> TO BE DONE: Write out every line of the material as it stands, apart from the pictures.

> DATA:
#####

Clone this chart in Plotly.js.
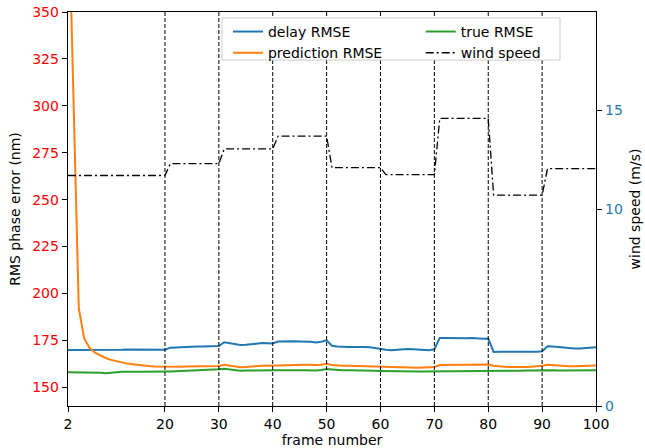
<!DOCTYPE html>
<html>
<head>
<meta charset="utf-8">
<script src="https://cdn.plot.ly/plotly-3.0.1.min.js"></script>
<style>html,body{margin:0;padding:0;background:#fff;}#chart{width:645px;height:448px;}</style>
</head>
<body>
<div id="chart"></div>
<script>
// frame numbers (x values)
var frames = [2,3,4,5,6,7,8,9,10,11,12,13,14,15,16,17,18,19,20,
  21,22,23,24,25,26,27,28,29,30,31,32,33,34,35,36,37,38,39,40,
  41,42,43,44,45,46,47,48,49,50,51,52,53,54,55,56,57,58,59,60,
  61,62,63,64,65,66,67,68,69,70,71,72,73,74,75,76,77,78,79,80,
  81,82,83,84,85,86,87,88,89,90,91,92,93,94,95,96,97,98,99,100];

var delayRMSE = [169.8,169.8,169.7,169.7,169.7,169.6,169.6,169.7,169.8,170.0,170.0,170.1,170.1,170.2,170.2,170.3,170.2,170.1,170.0,
  171.1,171.3,171.4,171.5,171.6,171.7,171.7,171.7,171.8,172.0,
  174.0,173.6,172.9,172.5,172.6,173.0,173.3,173.6,173.5,173.3,
  174.4,174.5,174.5,174.5,174.4,174.4,174.2,173.9,174.2,175.0,
  172.1,171.7,171.5,171.4,171.5,171.6,171.5,171.3,171.0,170.6,
  170.0,169.7,170.0,170.3,170.4,170.3,170.1,169.8,169.7,170.2,
  176.3,176.3,176.2,176.1,176.0,176.1,176.3,176.0,175.8,175.9,
  168.8,168.9,168.9,168.8,168.7,168.6,168.6,168.7,168.9,169.2,
  171.8,171.7,171.4,171.0,170.7,170.6,170.7,170.8,171.0,171.3];

var predictionRMSE = [420,303,192,176,171,168.4,166.8,165.6,164.6,163.8,163.2,162.6,162.2,161.8,161.5,161.3,161.1,161.0,160.9,
  160.9,161.0,160.9,161.0,161.1,161.1,161.0,161.1,161.2,161.3,
  162.0,161.6,160.9,160.6,160.8,161.1,161.4,161.5,161.5,161.6,
  161.8,161.8,161.8,161.9,161.9,162.0,162.0,161.8,162.0,162.5,
  161.9,161.5,161.4,161.4,161.3,161.3,161.2,161.1,161.0,160.9,
  160.8,160.7,160.7,160.6,160.5,160.5,160.4,160.5,160.6,160.8,
  161.8,161.8,161.8,161.9,161.9,162.0,162.0,161.9,161.9,162.1,
  161.5,161.1,160.9,160.8,160.7,160.7,160.8,160.9,161.1,161.4,
  162.0,161.8,161.4,161.2,161.2,161.2,161.2,161.3,161.4,161.6];

var trueRMSE = [158.0,158.0,158.0,158.1,158.0,157.9,157.7,157.5,157.6,158.0,158.3,158.4,158.4,158.3,158.3,158.4,158.4,158.4,158.4,
  158.4,158.5,158.6,158.7,158.8,158.9,158.9,159.0,159.2,159.6,
  159.9,159.5,158.9,158.8,158.9,159.0,159.1,159.1,159.1,159.1,
  159.1,159.0,159.0,158.9,159.0,159.0,158.9,158.9,159.2,159.7,
  159.5,159.2,159.1,159.1,159.1,159.0,158.9,158.8,158.8,158.7,
  158.6,158.6,158.5,158.5,158.4,158.4,158.4,158.4,158.4,158.4,
  158.5,158.5,158.5,158.6,158.5,158.4,158.5,158.6,158.6,158.6,
  158.7,158.7,158.6,158.6,158.7,158.8,158.9,159.0,159.1,159.3,
  159.4,159.1,158.9,158.9,158.9,159.0,159.0,159.1,159.1,159.1];

// wind speed: step endpoints
var windFrames = [2,20,21,30,31,40,41,50,51,60,61,70,71,80,81,90,91,100];
var windSpeed  = [11.7,11.7,12.3,12.3,13.05,13.05,13.7,13.7,12.1,12.1,11.75,11.75,14.6,14.6,10.7,10.7,12.05,12.05];

var segmentBoundaries = [20,30,40,50,60,70,80,90];
var xTicks = [2,20,30,40,50,60,70,80,90,100];
var leftTicks = [150,175,200,225,250,275,300,325,350];
var rightTicks = [0,10,15];

var FONT = 'DejaVu Sans, sans-serif';
var FS = 14;

var traces = [
  {x: frames, y: delayRMSE, name: 'delay RMSE', type: 'scatter', mode: 'lines',
   line: {color: '#1f77b4', width: 2}, legend: 'legend'},
  {x: frames, y: predictionRMSE, name: 'prediction RMSE', type: 'scatter', mode: 'lines',
   line: {color: '#ff7f0e', width: 2}, legend: 'legend'},
  {x: frames, y: trueRMSE, name: 'true RMSE', type: 'scatter', mode: 'lines',
   line: {color: '#2ca02c', width: 2}, legend: 'legend2'},
  {x: windFrames, y: windSpeed, name: 'wind speed', type: 'scatter', mode: 'lines', yaxis: 'y2',
   line: {color: '#000000', width: 1.3, dash: '8px,3px,2px,3px'}, legend: 'legend2'}
];

var shapes = segmentBoundaries.map(function (b) {
  return {type: 'line', xref: 'x', yref: 'paper', x0: b, x1: b, y0: 0, y1: 1,
          line: {color: '#000', width: 1, dash: '4px,2px'}, layer: 'above'};
});
// legend frame
shapes.push({type: 'rect', xref: 'paper', yref: 'paper', x0: 0.2917, x1: 0.9318, y0: 0.878, y1: 0.985,
  line: {color: '#cccccc', width: 1}, fillcolor: 'rgba(255,255,255,1)', layer: 'above'});

var legendCommon = {
  yanchor: 'top', xanchor: 'left', orientation: 'v',
  bgcolor: 'rgba(0,0,0,0)', borderwidth: 0, tracegroupgap: 0,
  font: {family: FONT, size: FS, color: '#000'}
};

var layout = {
  width: 645, height: 448,
  margin: {l: 68, r: 49, t: 12, b: 42, pad: 0},
  paper_bgcolor: '#fff', plot_bgcolor: '#fff',
  font: {family: FONT, size: FS, color: '#000'},
  showlegend: true,
  legend: Object.assign({x: 0.303, y: 0.99}, legendCommon),
  legend2: Object.assign({x: 0.668, y: 0.99}, legendCommon),
  xaxis: {
    range: [2, 100], tickvals: xTicks, ticktext: xTicks.map(String),
    showgrid: false, zeroline: false, showline: true, mirror: true,
    linecolor: '#000', linewidth: 1.3, ticks: 'outside', ticklen: 5, tickcolor: '#000', tickwidth: 1,
    tickfont: {family: FONT, size: FS, color: '#000'},
    title: {text: 'frame number', font: {family: FONT, size: FS, color: '#000'}, standoff: 4}
  },
  yaxis: {
    range: [140, 350], tickvals: leftTicks,
    showgrid: false, zeroline: false, showline: true, mirror: false,
    linecolor: '#000', linewidth: 1.3, ticks: 'outside', ticklen: 5, tickcolor: '#000', tickwidth: 1,
    tickfont: {family: FONT, size: FS, color: '#ff0000'},
    title: {text: 'RMS phase error (nm)', font: {family: FONT, size: FS, color: '#000'}, standoff: 8}
  },
  yaxis2: {
    range: [0, 20], tickvals: rightTicks, overlaying: 'y', side: 'right',
    showgrid: false, zeroline: false, showline: true,
    linecolor: '#000', linewidth: 1.3, ticks: 'outside', ticklen: 5, tickcolor: '#000', tickwidth: 1,
    tickfont: {family: FONT, size: FS, color: '#1f77b4'},
    title: {text: 'wind speed (m/s)', font: {family: FONT, size: FS, color: '#000'}, standoff: 8}
  },
  shapes: shapes
};

Plotly.newPlot('chart', traces, layout, {staticPlot: true, displayModeBar: false});
</script>
</body>
</html>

#####

> FULL SOLUTION:
Clone this chart in Plotly.js.
<!DOCTYPE html>
<html>
<head>
<meta charset="utf-8">
<script src="https://cdn.plot.ly/plotly-3.0.1.min.js"></script>
<style>html,body{margin:0;padding:0;background:#fff;}#chart{width:645px;height:448px;}</style>
</head>
<body>
<div id="chart"></div>
<script>
// frame numbers (x values)
var frames = [2,3,4,5,6,7,8,9,10,11,12,13,14,15,16,17,18,19,20,
  21,22,23,24,25,26,27,28,29,30,31,32,33,34,35,36,37,38,39,40,
  41,42,43,44,45,46,47,48,49,50,51,52,53,54,55,56,57,58,59,60,
  61,62,63,64,65,66,67,68,69,70,71,72,73,74,75,76,77,78,79,80,
  81,82,83,84,85,86,87,88,89,90,91,92,93,94,95,96,97,98,99,100];

var delayRMSE = [169.8,169.8,169.7,169.7,169.7,169.6,169.6,169.7,169.8,170.0,170.0,170.1,170.1,170.2,170.2,170.3,170.2,170.1,170.0,
  171.1,171.3,171.4,171.5,171.6,171.7,171.7,171.7,171.8,172.0,
  174.0,173.6,172.9,172.5,172.6,173.0,173.3,173.6,173.5,173.3,
  174.4,174.5,174.5,174.5,174.4,174.4,174.2,173.9,174.2,175.0,
  172.1,171.7,171.5,171.4,171.5,171.6,171.5,171.3,171.0,170.6,
  170.0,169.7,170.0,170.3,170.4,170.3,170.1,169.8,169.7,170.2,
  176.3,176.3,176.2,176.1,176.0,176.1,176.3,176.0,175.8,175.9,
  168.8,168.9,168.9,168.8,168.7,168.6,168.6,168.7,168.9,169.2,
  171.8,171.7,171.4,171.0,170.7,170.6,170.7,170.8,171.0,171.3];

var predictionRMSE = [420,303,192,176,171,168.4,166.8,165.6,164.6,163.8,163.2,162.6,162.2,161.8,161.5,161.3,161.1,161.0,160.9,
  160.9,161.0,160.9,161.0,161.1,161.1,161.0,161.1,161.2,161.3,
  162.0,161.6,160.9,160.6,160.8,161.1,161.4,161.5,161.5,161.6,
  161.8,161.8,161.8,161.9,161.9,162.0,162.0,161.8,162.0,162.5,
  161.9,161.5,161.4,161.4,161.3,161.3,161.2,161.1,161.0,160.9,
  160.8,160.7,160.7,160.6,160.5,160.5,160.4,160.5,160.6,160.8,
  161.8,161.8,161.8,161.9,161.9,162.0,162.0,161.9,161.9,162.1,
  161.5,161.1,160.9,160.8,160.7,160.7,160.8,160.9,161.1,161.4,
  162.0,161.8,161.4,161.2,161.2,161.2,161.2,161.3,161.4,161.6];

var trueRMSE = [158.0,158.0,158.0,158.1,158.0,157.9,157.7,157.5,157.6,158.0,158.3,158.4,158.4,158.3,158.3,158.4,158.4,158.4,158.4,
  158.4,158.5,158.6,158.7,158.8,158.9,158.9,159.0,159.2,159.6,
  159.9,159.5,158.9,158.8,158.9,159.0,159.1,159.1,159.1,159.1,
  159.1,159.0,159.0,158.9,159.0,159.0,158.9,158.9,159.2,159.7,
  159.5,159.2,159.1,159.1,159.1,159.0,158.9,158.8,158.8,158.7,
  158.6,158.6,158.5,158.5,158.4,158.4,158.4,158.4,158.4,158.4,
  158.5,158.5,158.5,158.6,158.5,158.4,158.5,158.6,158.6,158.6,
  158.7,158.7,158.6,158.6,158.7,158.8,158.9,159.0,159.1,159.3,
  159.4,159.1,158.9,158.9,158.9,159.0,159.0,159.1,159.1,159.1];

// wind speed: step endpoints
var windFrames = [2,20,21,30,31,40,41,50,51,60,61,70,71,80,81,90,91,100];
var windSpeed  = [11.7,11.7,12.3,12.3,13.05,13.05,13.7,13.7,12.1,12.1,11.75,11.75,14.6,14.6,10.7,10.7,12.05,12.05];

var segmentBoundaries = [20,30,40,50,60,70,80,90];
var xTicks = [2,20,30,40,50,60,70,80,90,100];
var leftTicks = [150,175,200,225,250,275,300,325,350];
var rightTicks = [0,10,15];

var FONT = 'DejaVu Sans, sans-serif';
var FS = 14;

var traces = [
  {x: frames, y: delayRMSE, name: 'delay RMSE', type: 'scatter', mode: 'lines',
   line: {color: '#1f77b4', width: 2}, legend: 'legend'},
  {x: frames, y: predictionRMSE, name: 'prediction RMSE', type: 'scatter', mode: 'lines',
   line: {color: '#ff7f0e', width: 2}, legend: 'legend'},
  {x: frames, y: trueRMSE, name: 'true RMSE', type: 'scatter', mode: 'lines',
   line: {color: '#2ca02c', width: 2}, legend: 'legend2'},
  {x: windFrames, y: windSpeed, name: 'wind speed', type: 'scatter', mode: 'lines', yaxis: 'y2',
   line: {color: '#000000', width: 1.3, dash: '8px,3px,2px,3px'}, legend: 'legend2'}
];

var shapes = segmentBoundaries.map(function (b) {
  return {type: 'line', xref: 'x', yref: 'paper', x0: b, x1: b, y0: 0, y1: 1,
          line: {color: '#000', width: 1, dash: '4px,2px'}, layer: 'above'};
});
// legend frame
shapes.push({type: 'rect', xref: 'paper', yref: 'paper', x0: 0.2917, x1: 0.9318, y0: 0.878, y1: 0.985,
  line: {color: '#cccccc', width: 1}, fillcolor: 'rgba(255,255,255,1)', layer: 'above'});

var legendCommon = {
  yanchor: 'top', xanchor: 'left', orientation: 'v',
  bgcolor: 'rgba(0,0,0,0)', borderwidth: 0, tracegroupgap: 0,
  font: {family: FONT, size: FS, color: '#000'}
};

var layout = {
  width: 645, height: 448,
  margin: {l: 68, r: 49, t: 12, b: 42, pad: 0},
  paper_bgcolor: '#fff', plot_bgcolor: '#fff',
  font: {family: FONT, size: FS, color: '#000'},
  showlegend: true,
  legend: Object.assign({x: 0.303, y: 0.99}, legendCommon),
  legend2: Object.assign({x: 0.668, y: 0.99}, legendCommon),
  xaxis: {
    range: [2, 100], tickvals: xTicks, ticktext: xTicks.map(String),
    showgrid: false, zeroline: false, showline: true, mirror: true,
    linecolor: '#000', linewidth: 1.3, ticks: 'outside', ticklen: 5, tickcolor: '#000', tickwidth: 1,
    tickfont: {family: FONT, size: FS, color: '#000'},
    title: {text: 'frame number', font: {family: FONT, size: FS, color: '#000'}, standoff: 4}
  },
  yaxis: {
    range: [140, 350], tickvals: leftTicks,
    showgrid: false, zeroline: false, showline: true, mirror: false,
    linecolor: '#000', linewidth: 1.3, ticks: 'outside', ticklen: 5, tickcolor: '#000', tickwidth: 1,
    tickfont: {family: FONT, size: FS, color: '#ff0000'},
    title: {text: 'RMS phase error (nm)', font: {family: FONT, size: FS, color: '#000'}, standoff: 8}
  },
  yaxis2: {
    range: [0, 20], tickvals: rightTicks, overlaying: 'y', side: 'right',
    showgrid: false, zeroline: false, showline: true,
    linecolor: '#000', linewidth: 1.3, ticks: 'outside', ticklen: 5, tickcolor: '#000', tickwidth: 1,
    tickfont: {family: FONT, size: FS, color: '#1f77b4'},
    title: {text: 'wind speed (m/s)', font: {family: FONT, size: FS, color: '#000'}, standoff: 8}
  },
  shapes: shapes
};

Plotly.newPlot('chart', traces, layout, {staticPlot: true, displayModeBar: false});
</script>
</body>
</html>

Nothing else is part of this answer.